┌─ GIVEN DATA

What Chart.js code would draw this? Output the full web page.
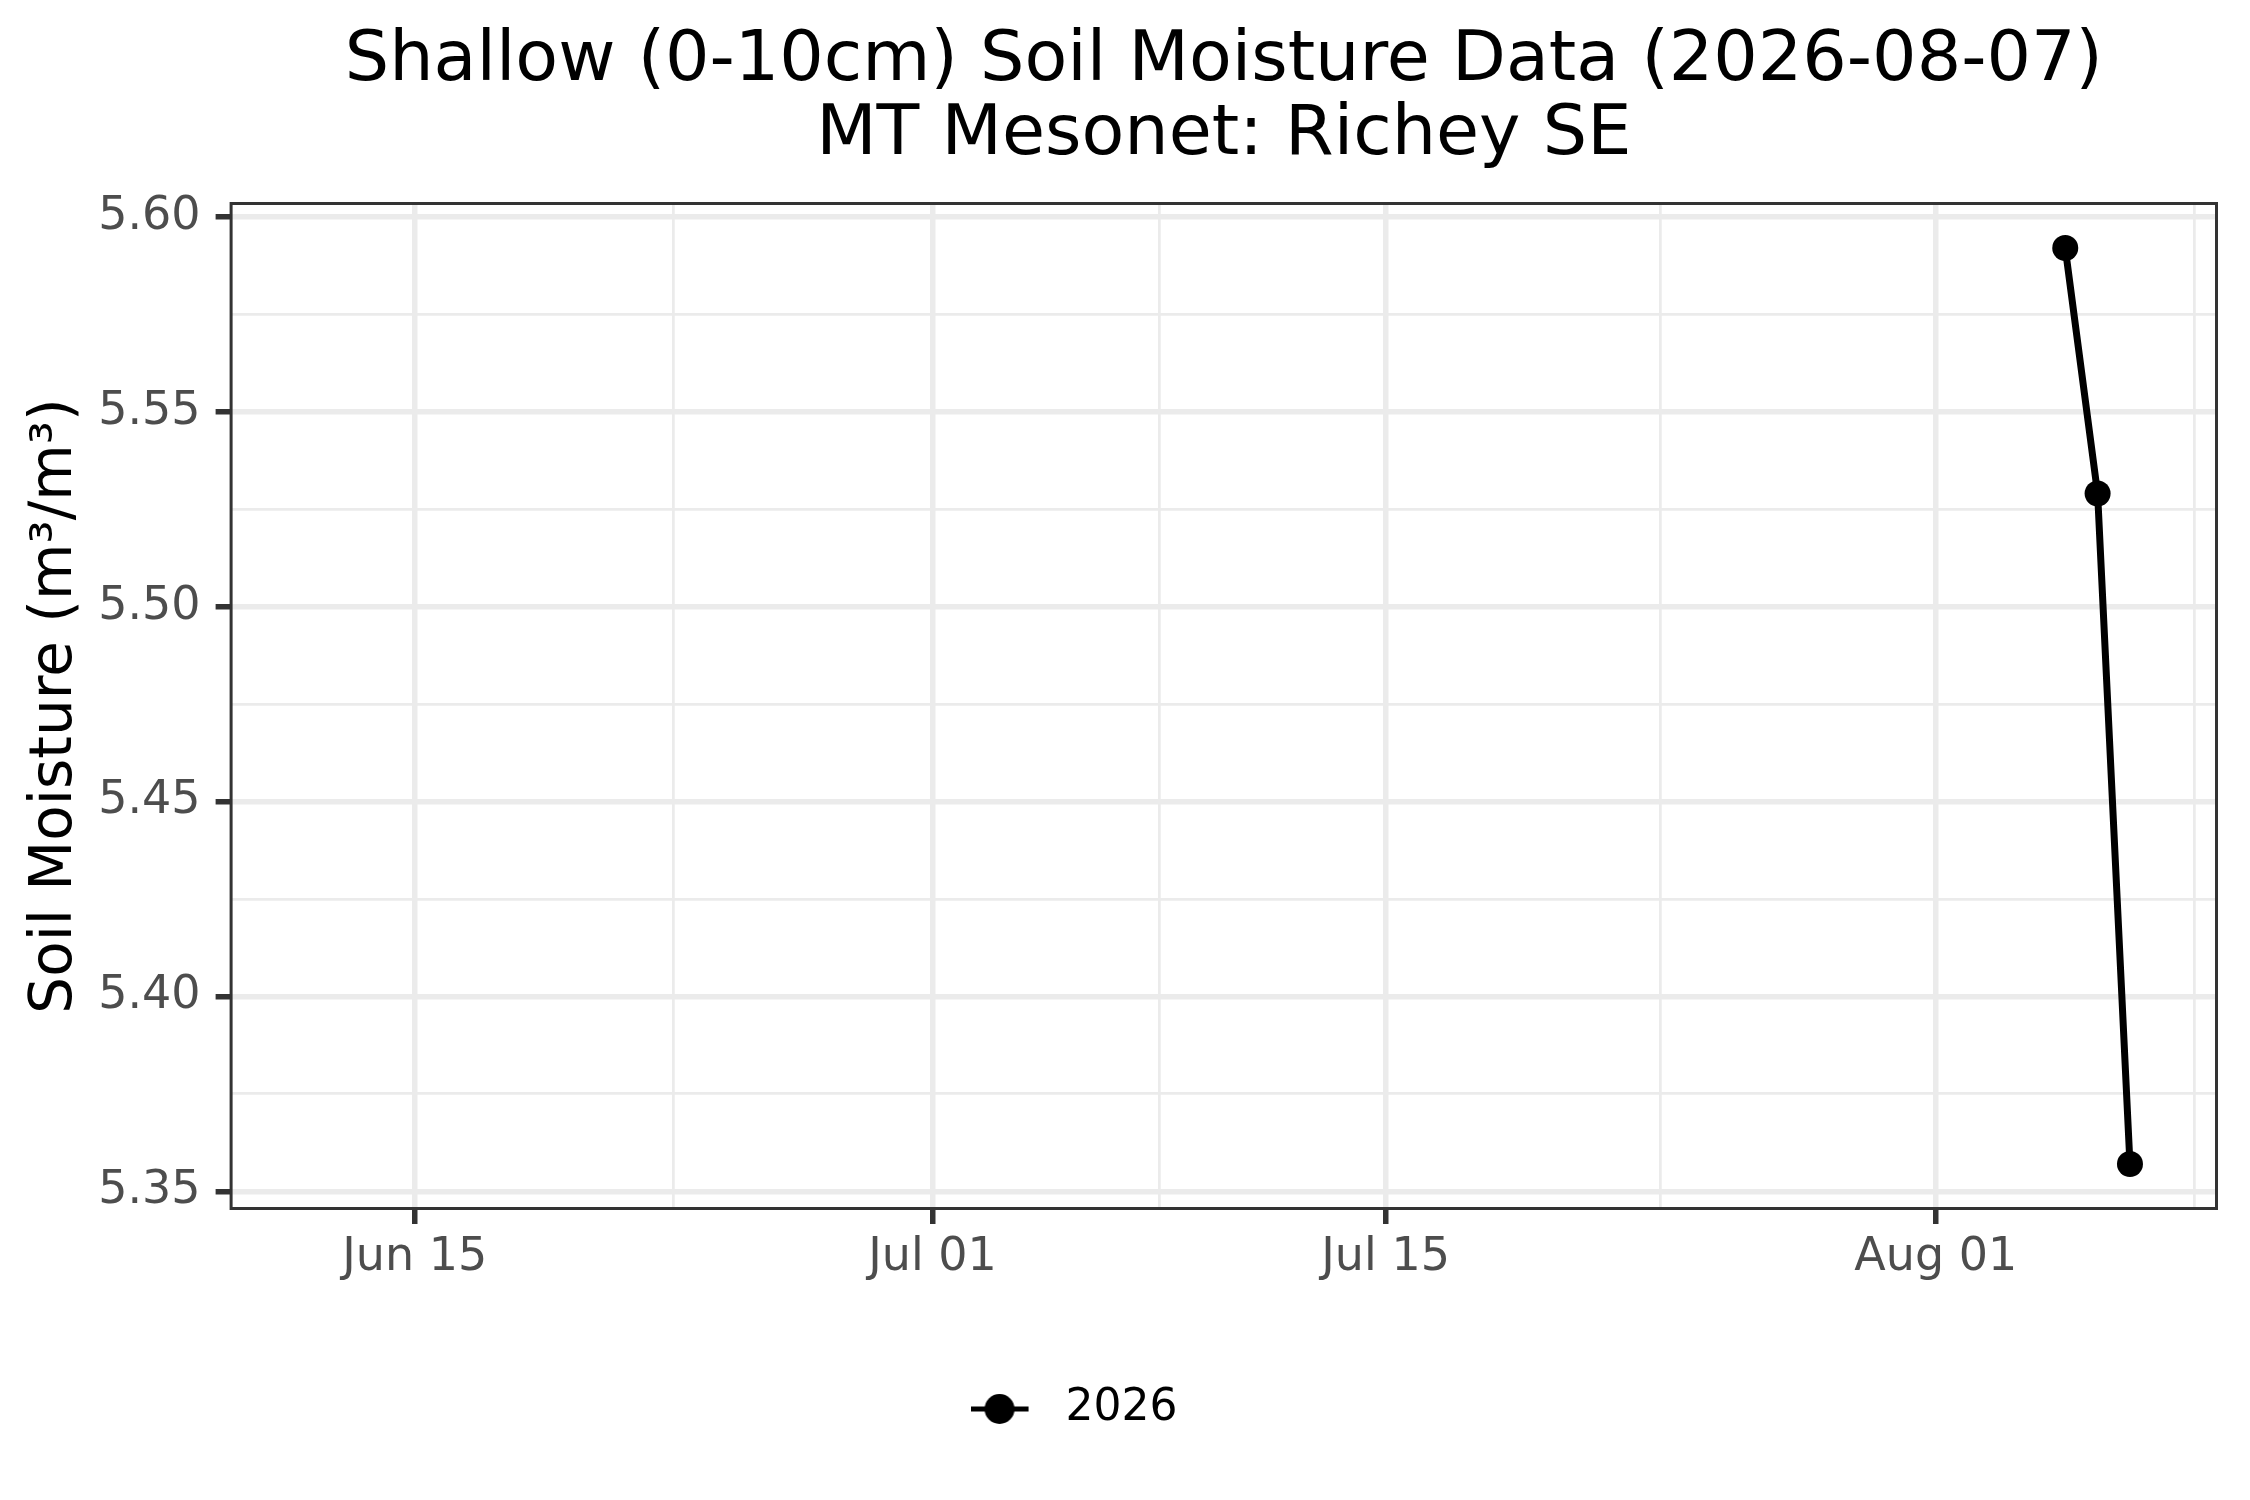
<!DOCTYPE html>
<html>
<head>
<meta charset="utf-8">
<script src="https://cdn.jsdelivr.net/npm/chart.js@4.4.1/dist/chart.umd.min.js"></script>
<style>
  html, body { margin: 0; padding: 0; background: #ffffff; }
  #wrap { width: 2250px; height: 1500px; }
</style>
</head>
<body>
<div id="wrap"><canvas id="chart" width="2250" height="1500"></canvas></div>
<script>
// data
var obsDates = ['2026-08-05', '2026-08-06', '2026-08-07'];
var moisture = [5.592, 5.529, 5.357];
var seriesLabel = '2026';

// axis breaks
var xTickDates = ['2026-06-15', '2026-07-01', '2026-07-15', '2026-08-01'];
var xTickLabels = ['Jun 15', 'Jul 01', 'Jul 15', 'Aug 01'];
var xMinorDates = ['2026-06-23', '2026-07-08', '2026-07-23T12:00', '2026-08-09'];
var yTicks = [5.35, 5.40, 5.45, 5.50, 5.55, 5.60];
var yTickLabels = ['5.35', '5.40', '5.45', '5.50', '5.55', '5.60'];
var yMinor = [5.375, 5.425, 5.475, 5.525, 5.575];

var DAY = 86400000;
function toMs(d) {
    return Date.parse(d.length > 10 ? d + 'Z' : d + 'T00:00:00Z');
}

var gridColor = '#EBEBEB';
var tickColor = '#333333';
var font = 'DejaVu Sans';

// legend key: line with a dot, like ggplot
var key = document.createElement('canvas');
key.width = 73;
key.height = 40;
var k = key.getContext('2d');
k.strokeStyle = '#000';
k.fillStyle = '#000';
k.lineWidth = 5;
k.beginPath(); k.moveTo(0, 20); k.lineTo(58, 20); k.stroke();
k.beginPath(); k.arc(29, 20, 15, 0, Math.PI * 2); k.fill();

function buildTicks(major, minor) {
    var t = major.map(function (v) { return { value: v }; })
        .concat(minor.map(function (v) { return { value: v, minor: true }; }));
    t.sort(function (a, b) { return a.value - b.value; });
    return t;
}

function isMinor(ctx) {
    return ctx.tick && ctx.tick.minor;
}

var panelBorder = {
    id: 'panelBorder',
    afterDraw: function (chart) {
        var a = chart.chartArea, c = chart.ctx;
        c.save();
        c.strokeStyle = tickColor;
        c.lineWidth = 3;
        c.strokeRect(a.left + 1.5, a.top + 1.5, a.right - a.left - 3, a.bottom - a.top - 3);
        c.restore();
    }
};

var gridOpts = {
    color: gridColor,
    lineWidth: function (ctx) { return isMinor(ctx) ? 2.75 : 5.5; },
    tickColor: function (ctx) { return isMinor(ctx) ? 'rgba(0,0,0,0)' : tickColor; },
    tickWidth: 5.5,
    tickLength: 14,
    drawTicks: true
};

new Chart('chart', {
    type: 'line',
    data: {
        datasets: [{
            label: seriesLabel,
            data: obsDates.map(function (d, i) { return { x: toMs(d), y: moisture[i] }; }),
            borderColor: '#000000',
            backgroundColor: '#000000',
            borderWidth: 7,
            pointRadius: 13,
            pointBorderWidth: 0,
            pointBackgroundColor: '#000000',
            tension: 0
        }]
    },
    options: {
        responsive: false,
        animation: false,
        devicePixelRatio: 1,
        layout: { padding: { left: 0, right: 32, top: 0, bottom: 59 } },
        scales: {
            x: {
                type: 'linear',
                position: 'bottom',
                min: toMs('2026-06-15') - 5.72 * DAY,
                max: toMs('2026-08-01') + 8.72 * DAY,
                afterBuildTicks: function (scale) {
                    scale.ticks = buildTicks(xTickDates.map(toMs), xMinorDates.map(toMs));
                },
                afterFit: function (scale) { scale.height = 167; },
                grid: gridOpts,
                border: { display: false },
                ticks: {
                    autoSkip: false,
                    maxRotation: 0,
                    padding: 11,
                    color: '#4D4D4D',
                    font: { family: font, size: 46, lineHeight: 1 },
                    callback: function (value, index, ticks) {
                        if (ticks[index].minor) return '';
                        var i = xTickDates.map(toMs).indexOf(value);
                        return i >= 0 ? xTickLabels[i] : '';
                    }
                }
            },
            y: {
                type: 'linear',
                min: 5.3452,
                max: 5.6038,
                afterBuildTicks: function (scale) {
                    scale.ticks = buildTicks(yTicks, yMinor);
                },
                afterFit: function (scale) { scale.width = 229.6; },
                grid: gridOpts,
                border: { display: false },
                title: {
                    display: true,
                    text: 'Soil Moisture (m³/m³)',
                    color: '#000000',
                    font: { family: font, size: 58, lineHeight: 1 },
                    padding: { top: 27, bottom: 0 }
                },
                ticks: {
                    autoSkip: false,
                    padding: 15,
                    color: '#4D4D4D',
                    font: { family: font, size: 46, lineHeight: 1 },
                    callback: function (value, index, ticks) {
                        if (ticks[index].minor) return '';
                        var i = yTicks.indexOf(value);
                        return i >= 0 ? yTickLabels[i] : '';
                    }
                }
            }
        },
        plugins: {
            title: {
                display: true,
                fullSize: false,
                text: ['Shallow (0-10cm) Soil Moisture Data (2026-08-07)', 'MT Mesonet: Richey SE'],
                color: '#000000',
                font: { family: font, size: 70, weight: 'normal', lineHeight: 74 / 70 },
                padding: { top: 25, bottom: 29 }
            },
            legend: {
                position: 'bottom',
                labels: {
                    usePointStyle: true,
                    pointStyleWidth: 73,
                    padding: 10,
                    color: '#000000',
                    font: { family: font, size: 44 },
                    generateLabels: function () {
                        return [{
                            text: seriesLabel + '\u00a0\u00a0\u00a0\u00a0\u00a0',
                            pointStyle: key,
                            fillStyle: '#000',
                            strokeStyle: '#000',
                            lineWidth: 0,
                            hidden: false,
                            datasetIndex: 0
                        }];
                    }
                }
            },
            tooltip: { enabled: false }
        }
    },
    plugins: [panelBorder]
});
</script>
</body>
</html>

└─

— EXERCISE DIRECTIONS —
Reproduce every line precisely as given, omitting all pictures.

— EXERCISE OUTPUT —
What Chart.js code would draw this? Output the full web page.
<!DOCTYPE html>
<html>
<head>
<meta charset="utf-8">
<script src="https://cdn.jsdelivr.net/npm/chart.js@4.4.1/dist/chart.umd.min.js"></script>
<style>
  html, body { margin: 0; padding: 0; background: #ffffff; }
  #wrap { width: 2250px; height: 1500px; }
</style>
</head>
<body>
<div id="wrap"><canvas id="chart" width="2250" height="1500"></canvas></div>
<script>
// data
var obsDates = ['2026-08-05', '2026-08-06', '2026-08-07'];
var moisture = [5.592, 5.529, 5.357];
var seriesLabel = '2026';

// axis breaks
var xTickDates = ['2026-06-15', '2026-07-01', '2026-07-15', '2026-08-01'];
var xTickLabels = ['Jun 15', 'Jul 01', 'Jul 15', 'Aug 01'];
var xMinorDates = ['2026-06-23', '2026-07-08', '2026-07-23T12:00', '2026-08-09'];
var yTicks = [5.35, 5.40, 5.45, 5.50, 5.55, 5.60];
var yTickLabels = ['5.35', '5.40', '5.45', '5.50', '5.55', '5.60'];
var yMinor = [5.375, 5.425, 5.475, 5.525, 5.575];

var DAY = 86400000;
function toMs(d) {
    return Date.parse(d.length > 10 ? d + 'Z' : d + 'T00:00:00Z');
}

var gridColor = '#EBEBEB';
var tickColor = '#333333';
var font = 'DejaVu Sans';

// legend key: line with a dot, like ggplot
var key = document.createElement('canvas');
key.width = 73;
key.height = 40;
var k = key.getContext('2d');
k.strokeStyle = '#000';
k.fillStyle = '#000';
k.lineWidth = 5;
k.beginPath(); k.moveTo(0, 20); k.lineTo(58, 20); k.stroke();
k.beginPath(); k.arc(29, 20, 15, 0, Math.PI * 2); k.fill();

function buildTicks(major, minor) {
    var t = major.map(function (v) { return { value: v }; })
        .concat(minor.map(function (v) { return { value: v, minor: true }; }));
    t.sort(function (a, b) { return a.value - b.value; });
    return t;
}

function isMinor(ctx) {
    return ctx.tick && ctx.tick.minor;
}

var panelBorder = {
    id: 'panelBorder',
    afterDraw: function (chart) {
        var a = chart.chartArea, c = chart.ctx;
        c.save();
        c.strokeStyle = tickColor;
        c.lineWidth = 3;
        c.strokeRect(a.left + 1.5, a.top + 1.5, a.right - a.left - 3, a.bottom - a.top - 3);
        c.restore();
    }
};

var gridOpts = {
    color: gridColor,
    lineWidth: function (ctx) { return isMinor(ctx) ? 2.75 : 5.5; },
    tickColor: function (ctx) { return isMinor(ctx) ? 'rgba(0,0,0,0)' : tickColor; },
    tickWidth: 5.5,
    tickLength: 14,
    drawTicks: true
};

new Chart('chart', {
    type: 'line',
    data: {
        datasets: [{
            label: seriesLabel,
            data: obsDates.map(function (d, i) { return { x: toMs(d), y: moisture[i] }; }),
            borderColor: '#000000',
            backgroundColor: '#000000',
            borderWidth: 7,
            pointRadius: 13,
            pointBorderWidth: 0,
            pointBackgroundColor: '#000000',
            tension: 0
        }]
    },
    options: {
        responsive: false,
        animation: false,
        devicePixelRatio: 1,
        layout: { padding: { left: 0, right: 32, top: 0, bottom: 59 } },
        scales: {
            x: {
                type: 'linear',
                position: 'bottom',
                min: toMs('2026-06-15') - 5.72 * DAY,
                max: toMs('2026-08-01') + 8.72 * DAY,
                afterBuildTicks: function (scale) {
                    scale.ticks = buildTicks(xTickDates.map(toMs), xMinorDates.map(toMs));
                },
                afterFit: function (scale) { scale.height = 167; },
                grid: gridOpts,
                border: { display: false },
                ticks: {
                    autoSkip: false,
                    maxRotation: 0,
                    padding: 11,
                    color: '#4D4D4D',
                    font: { family: font, size: 46, lineHeight: 1 },
                    callback: function (value, index, ticks) {
                        if (ticks[index].minor) return '';
                        var i = xTickDates.map(toMs).indexOf(value);
                        return i >= 0 ? xTickLabels[i] : '';
                    }
                }
            },
            y: {
                type: 'linear',
                min: 5.3452,
                max: 5.6038,
                afterBuildTicks: function (scale) {
                    scale.ticks = buildTicks(yTicks, yMinor);
                },
                afterFit: function (scale) { scale.width = 229.6; },
                grid: gridOpts,
                border: { display: false },
                title: {
                    display: true,
                    text: 'Soil Moisture (m³/m³)',
                    color: '#000000',
                    font: { family: font, size: 58, lineHeight: 1 },
                    padding: { top: 27, bottom: 0 }
                },
                ticks: {
                    autoSkip: false,
                    padding: 15,
                    color: '#4D4D4D',
                    font: { family: font, size: 46, lineHeight: 1 },
                    callback: function (value, index, ticks) {
                        if (ticks[index].minor) return '';
                        var i = yTicks.indexOf(value);
                        return i >= 0 ? yTickLabels[i] : '';
                    }
                }
            }
        },
        plugins: {
            title: {
                display: true,
                fullSize: false,
                text: ['Shallow (0-10cm) Soil Moisture Data (2026-08-07)', 'MT Mesonet: Richey SE'],
                color: '#000000',
                font: { family: font, size: 70, weight: 'normal', lineHeight: 74 / 70 },
                padding: { top: 25, bottom: 29 }
            },
            legend: {
                position: 'bottom',
                labels: {
                    usePointStyle: true,
                    pointStyleWidth: 73,
                    padding: 10,
                    color: '#000000',
                    font: { family: font, size: 44 },
                    generateLabels: function () {
                        return [{
                            text: seriesLabel + '\u00a0\u00a0\u00a0\u00a0\u00a0',
                            pointStyle: key,
                            fillStyle: '#000',
                            strokeStyle: '#000',
                            lineWidth: 0,
                            hidden: false,
                            datasetIndex: 0
                        }];
                    }
                }
            },
            tooltip: { enabled: false }
        }
    },
    plugins: [panelBorder]
});
</script>
</body>
</html>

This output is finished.